Chista asked, pretend-innocently, if women could be Imams. She got the expected response, and they argued.

“Who says leadership positions are for men only?” I carried on, somewhat perplexed. “Women have become presidents. Women have conquered Mount Everest. Women have gone to space. Women have done a lot more than what they have been credited for.”

“So you think a woman should be able to lead the prayers? Do you know why men and women cannot pray side by side? It’s because of Hayaa. Islam teaches us shame and we women must protect our Awrah,” she retorted. She went on and on about how it is the duty of women to not cause Fitnah for the ‘poor men’.

Islam teaches us shame”; what a beautiful thought.

I stared at her in disbelief. It is not our duty or responsibility of their sexual desires, or the lack of control of it, I screamed at her in my mind. But I did not dare say it might come off as being too controversial to her. Instead, I cut away our eye contact and looked away in fury.

“I am so sorry, Chista. I know it is very hard being a women. I have cried many days and nights for being born as a woman. It’s a sin, Chista. It is a sin.”

An even more beautiful thought – it’s a sin to be born female.



  1. Blanche Quizno says


    “Hayaa” = “‘modesty’, ‘self respect’, ‘bashfulness’, ‘honor’, etc. It is of two kinds: good Hayaa – is to be ashamed t commit a sin which Allah (swt) and His Messenger (PBUH) have forbidden: Bad Hayaa – is to be ashamed to do that which Allah (swt) and His Messenger (PBUH) have ordered.”

    “Awrah” = “a term used within Islam which denotes the parts of the body, for both men and women, which must be covered with clothing. Exposing the Awrah is unlawful in Islam and is regarded as sin. The exact definition of Awrah varies between different schools of Islamic thought.”

    “Fitnah” = “The word fitna comes from an Arabic verb which means to “seduce, tempt, or lure.” The Arabic word fitnah includes meanings of testing and trial.”

    I have cried many days and nights for being born as a woman. It’s a sin, Chista. It is a sin.”
    An even more beautiful thought – it’s a sin to be born female.
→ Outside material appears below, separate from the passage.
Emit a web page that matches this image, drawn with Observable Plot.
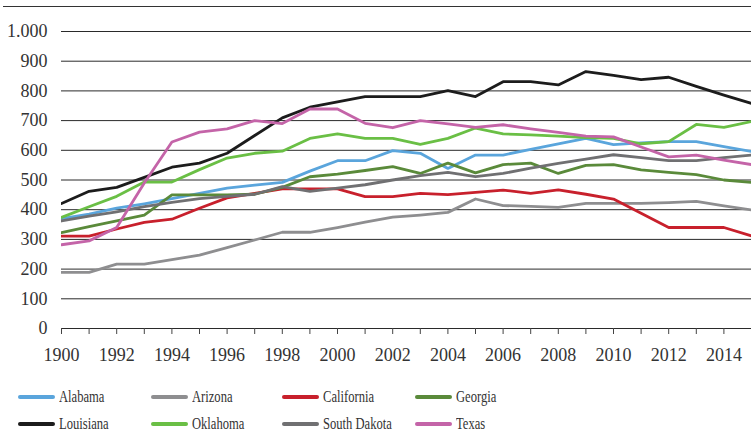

    Yes, yes, that’s sad indeed, but let’s not forget that in Christianity, EVERYBODY “sins” by being born human. Without this “original sin”, Christians couldn’t claim that their jesussy human-sacrifice-cannibalism is something that is necessary for all people – see how this works?

    It’s all bad, in other words.

    * I had to go look ’em up O_O

  2. says

    But it’s a whole extra level of bad when it’s one half of humanity that it’s a “sin” to be born as while the other half isn’t. It’s the great Othering mechanism and it sucks. If we’re all in the same boat that’s one thing, but if half of us are way up there looking down on the horrible slutty sinners, that’s a very different thing.

  3. David Sucher says

    I am totally secular so no particular fan of Islam but don’t you think that Judaism and Christianity had a little to do with it?

    I really don’t know their histories but I thought that everyone is into shame. Seems like the Japanese & Koreans would have it e.g. suicide when making some huge mistake such as the tragedy with the ferry just weeks ago,

  4. Pierce R. Butler says

    Blanche Quizno @ # 1: … Allah (swt) … I had to go look ‘em up …

    Me, too – but I still can’t figure out which of the official five definitions of “swt” applies (best) to Allah.

  5. Crimson Clupeidae says

    The thing that struck me (unless I’m reading it wrong) is that the highlighted phrase is spoken as a positive.

    My gast is flabbered.

  6. Jane Cobb says

    I seem to recall that male Jews have a prayer in which they thank god that they were not born female.

  7. David Sucher says

    Yup, I’m afraid it’s all over the place…part of the evolution of human beings I guess. Are there any/many cultures which don’t have/never been male dominant?